_DIRECTION:_
Output every line exactly as written. Leave out pictures.

_INFORMATION SHOWN:_
- - -
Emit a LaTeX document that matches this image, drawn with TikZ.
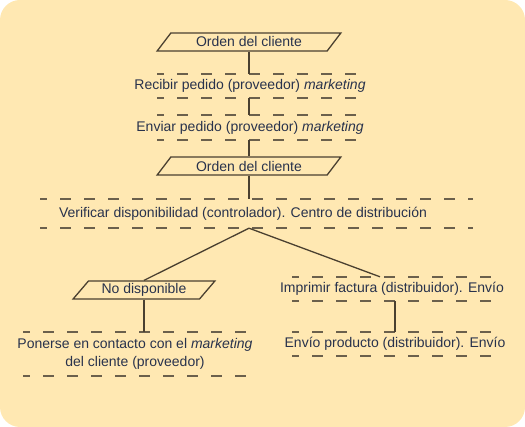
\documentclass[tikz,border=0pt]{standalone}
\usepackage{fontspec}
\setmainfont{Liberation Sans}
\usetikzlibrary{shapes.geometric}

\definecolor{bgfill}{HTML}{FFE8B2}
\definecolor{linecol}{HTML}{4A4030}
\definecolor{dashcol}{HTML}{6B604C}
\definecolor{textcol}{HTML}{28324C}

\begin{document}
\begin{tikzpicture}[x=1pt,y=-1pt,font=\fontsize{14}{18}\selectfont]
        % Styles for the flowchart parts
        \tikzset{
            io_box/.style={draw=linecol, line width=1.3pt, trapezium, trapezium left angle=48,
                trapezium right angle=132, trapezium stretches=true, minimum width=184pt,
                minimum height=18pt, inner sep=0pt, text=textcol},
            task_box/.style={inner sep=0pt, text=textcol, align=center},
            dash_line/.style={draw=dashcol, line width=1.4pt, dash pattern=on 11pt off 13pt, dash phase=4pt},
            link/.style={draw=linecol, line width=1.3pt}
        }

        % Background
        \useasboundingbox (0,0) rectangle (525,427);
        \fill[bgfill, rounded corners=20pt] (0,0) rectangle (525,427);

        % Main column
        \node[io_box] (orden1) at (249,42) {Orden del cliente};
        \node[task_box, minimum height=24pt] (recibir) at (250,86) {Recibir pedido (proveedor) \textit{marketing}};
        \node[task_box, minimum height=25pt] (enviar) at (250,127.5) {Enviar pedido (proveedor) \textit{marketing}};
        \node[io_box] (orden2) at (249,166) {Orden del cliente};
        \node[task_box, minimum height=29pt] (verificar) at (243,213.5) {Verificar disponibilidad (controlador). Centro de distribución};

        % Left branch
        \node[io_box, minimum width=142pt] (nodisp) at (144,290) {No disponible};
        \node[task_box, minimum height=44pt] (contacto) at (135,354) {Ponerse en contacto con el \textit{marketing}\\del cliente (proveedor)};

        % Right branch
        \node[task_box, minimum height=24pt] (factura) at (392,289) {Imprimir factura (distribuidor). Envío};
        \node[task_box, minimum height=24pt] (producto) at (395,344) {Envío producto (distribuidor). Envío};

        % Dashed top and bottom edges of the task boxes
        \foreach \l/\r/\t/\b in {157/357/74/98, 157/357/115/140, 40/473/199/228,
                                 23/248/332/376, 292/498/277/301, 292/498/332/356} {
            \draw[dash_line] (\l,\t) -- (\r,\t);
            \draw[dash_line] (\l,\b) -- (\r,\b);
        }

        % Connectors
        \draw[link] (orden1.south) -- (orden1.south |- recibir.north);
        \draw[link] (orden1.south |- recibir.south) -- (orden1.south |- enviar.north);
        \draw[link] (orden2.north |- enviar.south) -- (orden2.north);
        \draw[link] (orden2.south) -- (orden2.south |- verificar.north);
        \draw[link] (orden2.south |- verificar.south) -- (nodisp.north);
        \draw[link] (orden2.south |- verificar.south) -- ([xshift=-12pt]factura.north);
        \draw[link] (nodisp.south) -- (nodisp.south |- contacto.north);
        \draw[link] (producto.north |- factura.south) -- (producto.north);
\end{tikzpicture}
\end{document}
- - -
_THE REPLY:_
Emit a LaTeX document that matches this image, drawn with TikZ.
\documentclass[tikz,border=0pt]{standalone}
\usepackage{fontspec}
\setmainfont{Liberation Sans}
\usetikzlibrary{shapes.geometric}

\definecolor{bgfill}{HTML}{FFE8B2}
\definecolor{linecol}{HTML}{4A4030}
\definecolor{dashcol}{HTML}{6B604C}
\definecolor{textcol}{HTML}{28324C}

\begin{document}
\begin{tikzpicture}[x=1pt,y=-1pt,font=\fontsize{14}{18}\selectfont]
        % Styles for the flowchart parts
        \tikzset{
            io_box/.style={draw=linecol, line width=1.3pt, trapezium, trapezium left angle=48,
                trapezium right angle=132, trapezium stretches=true, minimum width=184pt,
                minimum height=18pt, inner sep=0pt, text=textcol},
            task_box/.style={inner sep=0pt, text=textcol, align=center},
            dash_line/.style={draw=dashcol, line width=1.4pt, dash pattern=on 11pt off 13pt, dash phase=4pt},
            link/.style={draw=linecol, line width=1.3pt}
        }

        % Background
        \useasboundingbox (0,0) rectangle (525,427);
        \fill[bgfill, rounded corners=20pt] (0,0) rectangle (525,427);

        % Main column
        \node[io_box] (orden1) at (249,42) {Orden del cliente};
        \node[task_box, minimum height=24pt] (recibir) at (250,86) {Recibir pedido (proveedor) \textit{marketing}};
        \node[task_box, minimum height=25pt] (enviar) at (250,127.5) {Enviar pedido (proveedor) \textit{marketing}};
        \node[io_box] (orden2) at (249,166) {Orden del cliente};
        \node[task_box, minimum height=29pt] (verificar) at (243,213.5) {Verificar disponibilidad (controlador). Centro de distribución};

        % Left branch
        \node[io_box, minimum width=142pt] (nodisp) at (144,290) {No disponible};
        \node[task_box, minimum height=44pt] (contacto) at (135,354) {Ponerse en contacto con el \textit{marketing}\\del cliente (proveedor)};

        % Right branch
        \node[task_box, minimum height=24pt] (factura) at (392,289) {Imprimir factura (distribuidor). Envío};
        \node[task_box, minimum height=24pt] (producto) at (395,344) {Envío producto (distribuidor). Envío};

        % Dashed top and bottom edges of the task boxes
        \foreach \l/\r/\t/\b in {157/357/74/98, 157/357/115/140, 40/473/199/228,
                                 23/248/332/376, 292/498/277/301, 292/498/332/356} {
            \draw[dash_line] (\l,\t) -- (\r,\t);
            \draw[dash_line] (\l,\b) -- (\r,\b);
        }

        % Connectors
        \draw[link] (orden1.south) -- (orden1.south |- recibir.north);
        \draw[link] (orden1.south |- recibir.south) -- (orden1.south |- enviar.north);
        \draw[link] (orden2.north |- enviar.south) -- (orden2.north);
        \draw[link] (orden2.south) -- (orden2.south |- verificar.north);
        \draw[link] (orden2.south |- verificar.south) -- (nodisp.north);
        \draw[link] (orden2.south |- verificar.south) -- ([xshift=-12pt]factura.north);
        \draw[link] (nodisp.south) -- (nodisp.south |- contacto.north);
        \draw[link] (producto.north |- factura.south) -- (producto.north);
\end{tikzpicture}
\end{document}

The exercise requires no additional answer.